フィギュアスケート男子の魅力を伝える、『婦人公論』の人気連載「氷上に舞う」。2019-20シーズン開始から、注目スケーターたちの素顔を、カメラマン・田中宣明さんの写真と文とともに紹介してきました。現在発売中の『婦人公論』5月12日号で最終回を迎えた本連載を、特別にウェブで公開! 10日目は最終回「羽生結弦選手」です。
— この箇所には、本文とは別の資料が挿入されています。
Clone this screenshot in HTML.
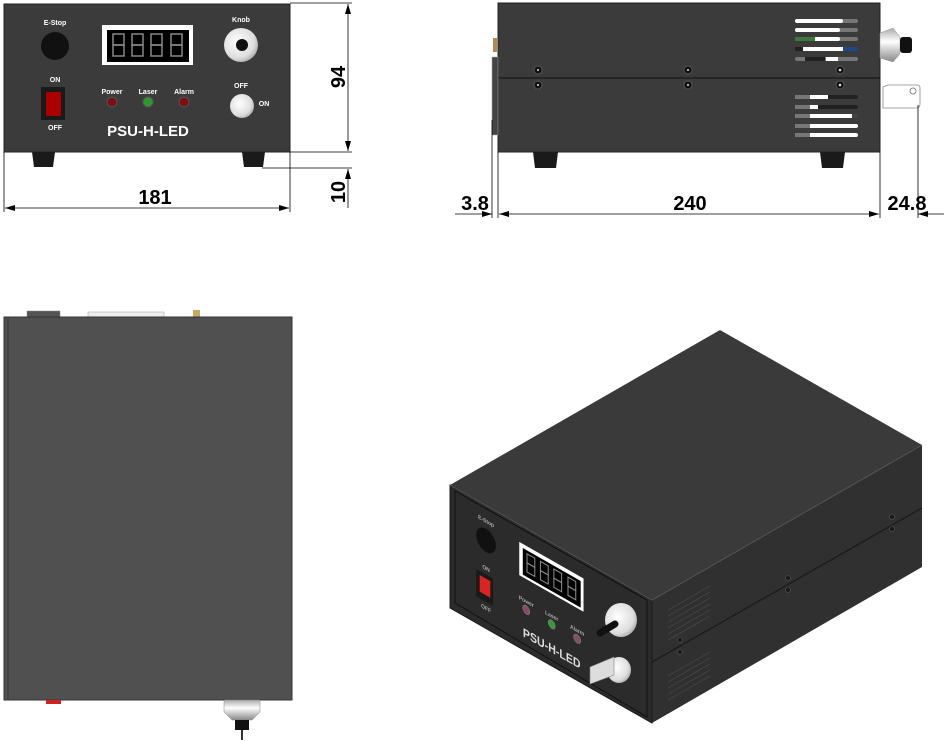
<!DOCTYPE html>
<html><head><meta charset="utf-8"><style>
html,body{margin:0;padding:0;background:#fff;}
svg{display:block;}
text{font-family:"Liberation Sans",Arial,sans-serif;font-weight:bold;}
</style></head><body>
<svg width="944" height="741" viewBox="0 0 944 741" xmlns="http://www.w3.org/2000/svg">
<defs>
<radialGradient id="kg" cx="0.4" cy="0.4" r="0.7"><stop offset="0" stop-color="#fff"/><stop offset="0.7" stop-color="#ddd"/><stop offset="1" stop-color="#999"/></radialGradient>
<linearGradient id="cone" x1="0" y1="0" x2="0" y2="1"><stop offset="0" stop-color="#aaa"/><stop offset="0.4" stop-color="#fff"/><stop offset="1" stop-color="#888"/></linearGradient>
<marker id="ar" viewBox="0 0 10 6" refX="10" refY="3" markerWidth="10" markerHeight="6" orient="auto-start-reverse" markerUnits="userSpaceOnUse"><path d="M0,0 L10,3 L0,6 Z" fill="#000"/></marker>
</defs>

<!-- ========== FRONT VIEW ========== -->
<rect x="4" y="4" width="286" height="148" fill="#3b3b3b" stroke="#222"/>
<polygon points="32,152 55,152 53,167 34,167" fill="#1a1a1a"/>
<polygon points="242,152 265,152 263,167 244,167" fill="#1a1a1a"/>
<g id="panel">
<text x="55" y="25" font-size="7" fill="#fff" text-anchor="middle">E-Stop</text>
<circle cx="55" cy="46" r="14" fill="#111"/>
<rect x="102" y="25" width="91" height="40" fill="#fff"/>
<rect x="107" y="30" width="82" height="32" fill="#000"/>
<g fill="none" stroke="#888" stroke-width="1.5">
<rect x="113" y="34" width="11" height="11"/><rect x="113" y="45" width="11" height="11"/>
<rect x="132" y="34" width="11" height="11"/><rect x="132" y="45" width="11" height="11"/>
<rect x="151" y="34" width="11" height="11"/><rect x="151" y="45" width="11" height="11"/>
<rect x="171" y="34" width="11" height="11"/><rect x="171" y="45" width="11" height="11"/>
</g>
<text x="241" y="22" font-size="7" fill="#fff" text-anchor="middle">Knob</text>
<circle cx="241" cy="45" r="17" fill="url(#kg)"/>
<circle cx="242" cy="45" r="6" fill="#111"/>
<text x="55" y="82" font-size="7" fill="#fff" text-anchor="middle">ON</text>
<rect x="41" y="87" width="24" height="33" fill="#1a1a1a"/>
<rect x="46" y="92" width="15" height="24" fill="#a00"/>
<text x="55" y="130" font-size="7" fill="#fff" text-anchor="middle">OFF</text>
<text x="112" y="94" font-size="7" fill="#fff" text-anchor="middle">Power</text>
<text x="148" y="94" font-size="7" fill="#fff" text-anchor="middle">Laser</text>
<text x="184" y="94" font-size="7" fill="#fff" text-anchor="middle">Alarm</text>
<circle cx="112" cy="102" r="5" fill="#7a1010" stroke="#555"/>
<circle cx="148" cy="102" r="5" fill="#2a9a2a" stroke="#555"/>
<circle cx="184" cy="102" r="5" fill="#7a1010" stroke="#555"/>
<circle cx="242" cy="106" r="12" fill="url(#kg)"/>
<text x="241" y="88" font-size="7" fill="#fff" text-anchor="middle">OFF</text>
<text x="264" y="106" font-size="7" fill="#fff" text-anchor="middle">ON</text>
<text x="148" y="136" font-size="15" fill="#fff" text-anchor="middle">PSU-H-LED</text>
</g>
<!-- dims front -->
<g stroke="#000" stroke-width="0.8" fill="none">
<line x1="290" y1="3" x2="352" y2="3"/>
<line x1="290" y1="152" x2="352" y2="152"/>
<line x1="262" y1="168" x2="352" y2="168"/>
<line x1="348" y1="4" x2="348" y2="151" marker-start="url(#ar)" marker-end="url(#ar)"/>
<line x1="348" y1="169" x2="348" y2="208" marker-start="url(#ar)"/>
<line x1="4" y1="152" x2="4" y2="212"/>
<line x1="290" y1="152" x2="290" y2="212"/>
<line x1="5" y1="208" x2="289" y2="208" marker-start="url(#ar)" marker-end="url(#ar)"/>
</g>
<text x="155" y="204" font-size="20" text-anchor="middle">181</text>
<text transform="translate(345,77) rotate(-90)" font-size="20" text-anchor="middle">94</text>
<text transform="translate(345,192) rotate(-90)" font-size="20" text-anchor="middle">10</text>

<!-- ========== SIDE VIEW ========== -->
<rect x="498" y="3" width="382" height="149" fill="#3b3b3b" stroke="#222"/>
<line x1="498" y1="78" x2="880" y2="78" stroke="#1e1e1e" stroke-width="1.5"/>
<rect x="492" y="57" width="6" height="78" fill="#444" stroke="#aaa" stroke-width="0.5"/>
<rect x="493" y="38" width="4" height="14" fill="#b08a50"/>
<polygon points="533,152 558,152 556,168 535,168" fill="#1a1a1a"/>
<polygon points="820,152 845,152 843,168 822,168" fill="#1a1a1a"/>
<g fill="#111" stroke="#555" stroke-width="1">
<circle cx="538" cy="70" r="4"/><circle cx="688" cy="70" r="4"/><circle cx="840" cy="70" r="4"/>
<circle cx="538" cy="85" r="4"/><circle cx="688" cy="85" r="4"/><circle cx="840" cy="85" r="4"/>
</g>
<g fill="#ddd"><circle cx="538" cy="70" r="1"/><circle cx="688" cy="70" r="1"/><circle cx="840" cy="70" r="1.3"/><circle cx="538" cy="85" r="1"/><circle cx="688" cy="85" r="1"/><circle cx="840" cy="85" r="1.3"/></g>
<g>
<rect x="795" y="19" width="63" height="4" rx="2" fill="#777"/><rect x="795" y="19" width="48" height="4" rx="2" fill="#fff"/>
<rect x="795" y="28" width="63" height="4" rx="2" fill="#777"/><rect x="795" y="28" width="45" height="4" rx="2" fill="#fff"/>
<rect x="795" y="37" width="63" height="4" rx="2" fill="#777"/><rect x="795" y="37" width="45" height="4" rx="2" fill="#fff"/><rect x="795" y="37" width="20" height="4" fill="#3a7a3a"/>
<rect x="795" y="47" width="63" height="4" rx="2" fill="#1a4a8a"/><rect x="803" y="47" width="40" height="4" fill="#fff"/><rect x="795" y="47" width="8" height="4" fill="#222"/>
<rect x="795" y="57" width="63" height="4" rx="2" fill="#777"/><rect x="826" y="57" width="12" height="4" fill="#fff"/><rect x="805" y="57" width="20" height="4" fill="#222"/>
<rect x="795" y="95" width="63" height="4" rx="2" fill="#222"/><rect x="795" y="95" width="15" height="4" fill="#777"/><rect x="810" y="95" width="18" height="4" fill="#fff"/>
<rect x="795" y="105" width="63" height="4" rx="2" fill="#222"/><rect x="795" y="105" width="15" height="4" fill="#777"/><rect x="810" y="105" width="8" height="4" fill="#fff"/>
<rect x="795" y="114" width="63" height="4" rx="2" fill="#444"/><rect x="795" y="114" width="15" height="4" fill="#777"/><rect x="810" y="114" width="42" height="4" fill="#fff"/>
<rect x="795" y="124" width="63" height="4" rx="2" fill="#fff"/><rect x="795" y="124" width="15" height="4" fill="#777"/>
<rect x="795" y="133" width="63" height="4" rx="2" fill="#fff"/><rect x="795" y="133" width="15" height="4" fill="#777"/>
</g>
<polygon points="880,33 893,28 900,37 900,54 893,62 880,58" fill="url(#cone)" stroke="#999" stroke-width="0.5"/>
<rect x="900" y="37" width="12" height="16" rx="3" fill="#111"/>
<path d="M883,87 L888,85 L917,85 Q920,85 920,88 L920,104 Q920,108 916,108 L883,108 Z" fill="#fff" stroke="#888" stroke-width="0.8"/>
<circle cx="913" cy="91" r="3" fill="none" stroke="#888"/>
<!-- dims side -->
<g stroke="#000" stroke-width="0.8" fill="none">
<line x1="492" y1="120" x2="492" y2="218"/>
<line x1="498" y1="152" x2="498" y2="218"/>
<line x1="880" y1="152" x2="880" y2="218"/>
<line x1="918" y1="105" x2="918" y2="218"/>
<line x1="455" y1="214" x2="492" y2="214" marker-end="url(#ar)"/>
<line x1="499" y1="214" x2="879" y2="214" marker-start="url(#ar)" marker-end="url(#ar)"/>
<line x1="918" y1="214" x2="944" y2="214" marker-start="url(#ar)"/>
</g>
<text x="475" y="210" font-size="20" text-anchor="middle">3.8</text>
<text x="690" y="210" font-size="20" text-anchor="middle">240</text>
<text x="907" y="210" font-size="20" text-anchor="middle">24.8</text>

<!-- ========== TOP VIEW ========== -->
<rect x="27" y="311" width="33" height="6" fill="#555" stroke="#888" stroke-width="0.5"/>
<rect x="88" y="312" width="76" height="5" fill="#eee" stroke="#999" stroke-width="0.5"/>
<rect x="193" y="310" width="7" height="8" fill="#c9a860"/>
<rect x="4" y="317" width="288" height="383" fill="#505050" stroke="#333"/>
<line x1="8" y1="318" x2="8" y2="699" stroke="#444" stroke-width="2"/>
<rect x="46" y="700" width="15" height="4" fill="#c22"/>
<path d="M224,700 L260,700 L260,712 L252,720 L232,720 L224,712 Z" fill="url(#cone)" stroke="#888" stroke-width="0.5"/>
<rect x="235" y="720" width="14" height="10" fill="#111"/>
<line x1="242" y1="730" x2="242" y2="740" stroke="#333" stroke-width="2"/>

<!-- ========== ISO VIEW ========== -->
<polygon points="450,485 720,330 922,445 652,600" fill="#3a3a3a"/>
<polygon points="652,600 922,445 922,567 652,723" fill="#303030"/>
<polygon points="450,485 652,600 652,723 450,608" fill="#2b2b2b" stroke="#1a1a1a"/>
<polyline points="450,485 652,600 922,445" fill="none" stroke="#555" stroke-width="1"/>
<line x1="652" y1="662" x2="922" y2="508" stroke="#1a1a1a" stroke-width="1.2"/>
<g fill="none" stroke="#444" stroke-width="1">
<line x1="668" y1="610" x2="710" y2="586"/><line x1="668" y1="616" x2="710" y2="592"/><line x1="668" y1="622" x2="710" y2="598"/><line x1="668" y1="628" x2="710" y2="604"/><line x1="668" y1="634" x2="710" y2="610"/><line x1="668" y1="640" x2="710" y2="616"/>
<line x1="668" y1="676" x2="710" y2="652"/><line x1="668" y1="682" x2="710" y2="658"/><line x1="668" y1="688" x2="710" y2="664"/><line x1="668" y1="694" x2="710" y2="670"/><line x1="668" y1="700" x2="710" y2="676"/>
</g>
<g fill="#1a1a1a" stroke="#555" stroke-width="0.6">
<circle cx="680" cy="640" r="2.5"/><circle cx="680" cy="652" r="2.5"/>
<circle cx="788" cy="578" r="2.5"/><circle cx="788" cy="590" r="2.5"/>
<circle cx="892" cy="517" r="2.5"/><circle cx="892" cy="529" r="2.5"/>
</g>
<polygon points="455,491 647,600 647,717 455,603" fill="none" stroke="#111" stroke-width="1"/>
<g transform="matrix(0.7063,0.402,0,0.831,447.2,480.1)">
<text x="55" y="25" font-size="7" fill="#aaa" text-anchor="middle">E-Stop</text>
<circle cx="55" cy="46" r="14" fill="#111"/>
<rect x="102" y="25" width="91" height="40" fill="#fff"/>
<rect x="107" y="30" width="82" height="32" fill="#000"/>
<g fill="none" stroke="#888" stroke-width="1.5">
<rect x="113" y="34" width="11" height="11"/><rect x="113" y="45" width="11" height="11"/>
<rect x="132" y="34" width="11" height="11"/><rect x="132" y="45" width="11" height="11"/>
<rect x="151" y="34" width="11" height="11"/><rect x="151" y="45" width="11" height="11"/>
<rect x="171" y="34" width="11" height="11"/><rect x="171" y="45" width="11" height="11"/>
</g>
<text x="55" y="82" font-size="7" fill="#aaa" text-anchor="middle">ON</text>
<rect x="41" y="87" width="24" height="33" fill="#1a1a1a"/>
<rect x="46" y="92" width="15" height="20" fill="#d22"/>
<text x="55" y="130" font-size="7" fill="#aaa" text-anchor="middle">OFF</text>
<text x="112" y="94" font-size="7" fill="#aaa" text-anchor="middle">Power</text>
<text x="148" y="94" font-size="7" fill="#aaa" text-anchor="middle">Laser</text>
<text x="184" y="94" font-size="7" fill="#aaa" text-anchor="middle">Alarm</text>
<circle cx="112" cy="102" r="5" fill="#8a4a6a" stroke="#777"/>
<circle cx="148" cy="102" r="5" fill="#3a9a3a" stroke="#777"/>
<circle cx="184" cy="102" r="5" fill="#8a4a6a" stroke="#777"/>
<text x="148" y="136" font-size="15" fill="#ddd" text-anchor="middle">PSU-H-LED</text>
</g>
<ellipse cx="621" cy="620" rx="16" ry="17" fill="url(#kg)"/>
<line x1="615" y1="624" x2="600" y2="633" stroke="#111" stroke-width="7" stroke-linecap="round"/>
<ellipse cx="619" cy="670" rx="12" ry="13" fill="url(#kg)"/>
<polygon points="590,667 614,657 614,675 590,684" fill="#ddd" stroke="#888" stroke-width="0.6"/>
</svg>
</body></html>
(撮影・文=田中宣明)
※本記事は、『婦人公論』2020年5月12日号に掲載された記事の一部を再構成したものです
※本記事は、『婦人公論』2020年5月12日号に掲載された記事の一部を再構成したものです
観る者の心をつかんで離さない引力
2020年3月に行われる予定だった世界選手権が、新型コロナウイルス感染拡大の影響で中止された。突然の閉幕となってしまった2019−20シーズンは、それでも僕にとって印象に残る一年だった。
2月にソウルで四大陸選手権が開催され、同大会初優勝を果たした羽生結弦選手。それにより、彼は男子フィギュアスケーターで初めて、ジュニア、シニアを通して主要国際大会を制覇する「スーパースラム」を達成したのだ。
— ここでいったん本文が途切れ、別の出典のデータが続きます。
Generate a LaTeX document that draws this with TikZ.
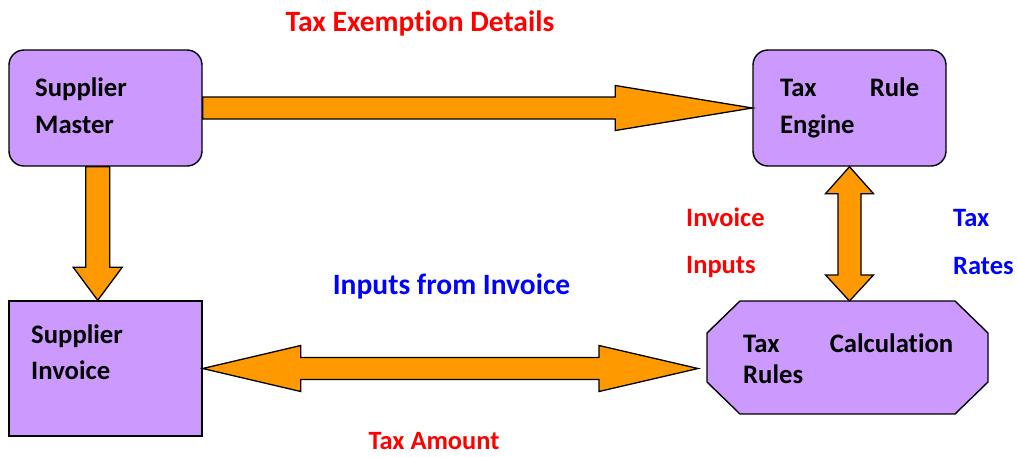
\documentclass[tikz,border=0pt]{standalone}
\usepackage{fontspec}
\setmainfont[Ligatures=NoCommon]{Carlito}
\usetikzlibrary{calc}
\definecolor{boxpurple}{HTML}{CC99FF}
\definecolor{arrorange}{HTML}{FF9900}
\definecolor{lblred}{HTML}{FF0000}
\definecolor{lblblue}{HTML}{0000FF}
\newcommand\twoln[3]{\vtop{\baselineskip=#1pt\hbox{#2}\hbox{#3}}}
\begin{document}
\begin{tikzpicture}[x=1pt,y=-1pt,
  boxshape/.style={draw=black, fill=boxpurple, line width=1.4pt, inner sep=0pt},
  rbox/.style={boxshape, rounded corners=15pt},
  ghost/.style={inner sep=0pt, outer sep=0pt},
  arr/.style={draw=black, fill=arrorange, line width=1.3pt, line join=miter},
  boxtxt/.style={inner sep=0pt, anchor=base west, font=\fontsize{26.7}{37}\selectfont\bfseries},
  lbl/.style={inner sep=0pt, anchor=base, font=\fontsize{29.5}{34}\selectfont\bfseries},
  sidelbl/.style={inner sep=0pt, anchor=base west, font=\fontsize{26.5}{34}\selectfont\bfseries}
]
\path[use as bounding box] (0,0) rectangle (1018,456);

% boxes
\node[rbox, minimum width=193pt, minimum height=116pt] (sm) at (105.5,108) {};
\node[rbox, minimum width=193pt, minimum height=116pt] (tre) at (849.5,108) {};
\node[boxshape, minimum width=193pt, minimum height=135pt] (si) at (105.5,368.5) {};
\node[ghost, minimum width=281pt, minimum height=113pt] (tcr) at (847.5,357.5) {};
\filldraw[boxshape]
  ($(tcr.north west)+(33,0)$) -- ($(tcr.north east)+(-33,0)$) -- ($(tcr.north east)+(0,32)$)
  -- ($(tcr.south east)+(0,-32)$) -- ($(tcr.south east)+(-33,0)$) -- ($(tcr.south west)+(33,0)$)
  -- ($(tcr.south west)+(0,-32)$) -- ($(tcr.north west)+(0,32)$) -- cycle;

% top arrow: Supplier Master -> Tax Rule Engine
\coordinate (A) at (sm.east);
\coordinate (B) at (tre.west);
\filldraw[arr] ($(A)+(0,-11)$) -- ($(B)+(-137,-11)$) -- ($(B)+(-137,-22.5)$) -- (B)
  -- ($(B)+(-137,22.5)$) -- ($(B)+(-137,11)$) -- ($(A)+(0,11)$) -- cycle;

% down arrow: Supplier Master -> Supplier Invoice
\coordinate (a1) at ($(sm.south west)!0.46!(sm.south east)$);
\coordinate (a2) at (a1 |- si.north);
\filldraw[arr] ($(a1)+(-12,0)$) -- ($(a2)+(-12,-33)$) -- ($(a2)+(-24.5,-33)$) -- (a2)
  -- ($(a2)+(24.5,-33)$) -- ($(a2)+(12,-33)$) -- ($(a1)+(12,0)$) -- cycle;

% vertical double arrow: Tax Rule Engine <-> Tax Calculation Rules
\coordinate (v1) at (tre.south);
\coordinate (v2) at (tre.south |- tcr.north);
\filldraw[arr] (v1) -- ($(v1)+(24,27)$) -- ($(v1)+(11.5,27)$) -- ($(v2)+(11.5,-26)$)
  -- ($(v2)+(24,-26)$) -- (v2) -- ($(v2)+(-24,-26)$) -- ($(v2)+(-11.5,-26)$)
  -- ($(v1)+(-11.5,27)$) -- ($(v1)+(-24,27)$) -- cycle;

% horizontal double arrow: Supplier Invoice <-> Tax Calculation Rules
\coordinate (h1) at (si.east);
\coordinate (h2) at ($(h1 -| tcr.west)+(-9,0)$);
\filldraw[arr] (h1) -- ($(h1)+(98,-23)$) -- ($(h1)+(98,-11)$) -- ($(h2)+(-99,-11)$)
  -- ($(h2)+(-99,-23)$) -- (h2) -- ($(h2)+(-99,23)$) -- ($(h2)+(-99,11)$)
  -- ($(h1)+(98,11)$) -- ($(h1)+(98,23)$) -- cycle;

% box texts
\node[boxtxt] (smt) at (35,96.5) {\twoln{37}{Supplier}{Master}};
\node[boxtxt] (tret) at (780,96.5) {\twoln{37}{\hbox to 139pt{Tax\hfill Rule}}{Engine}};
\node[boxtxt] (sit) at (31,343.5) {\twoln{36}{Supplier}{Invoice}};
\node[boxtxt] (tcrt) at (743,352.5) {\twoln{31}{\hbox to 210pt{Tax\hfill Calculation}}{Rules}};

% labels
\node[lbl, text=lblred] (l1) at (420,31) {Tax Exemption Details};
\node[lbl, text=lblblue] (l2) at (451.5,294) {Inputs from Invoice};
\node[lbl, text=lblred, font=\fontsize{26.4}{32}\selectfont\bfseries] (l3) at (434,449) {Tax Amount};
\node[sidelbl, text=lblred] (l4) at (686,226.5) {\twoln{47}{Invoice}{Inputs}};
\node[sidelbl, text=lblblue] (l5) at (953,226.5) {\twoln{48}{Tax}{Rates}};
\end{tikzpicture}
\end{document}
僕が羽生選手を初めて見たのは、05年の全日本ノービス選手権だ。 知り合いのカメラマンから、当時の世界王者エフゲニー・プルシェンコをもじって「ゆづシェンコ」と呼ばれる選手がいると聞き、会場に着いて真っ先に彼の姿を探した。
当時10歳の彼は、その世界王者を彷彿させる美しいビールマンスピンを披露していた。髪形もプルシェンコそっくりに真似した、一見かわいらしい少年。しかし演技は柔軟性とキレのあるスケーティングが印象的で、今も深く記憶に残っている。
羽生選手は、僕のカメラマン人生を大きく変えてくれたと言っても過言ではない。今まで数えきれないほどの写真を撮ってきた。それは彼が、子どものころから常にフィギュアスケート界のトップを走り、かつこちらの想像をはるかに超える活躍をしてきたからだ。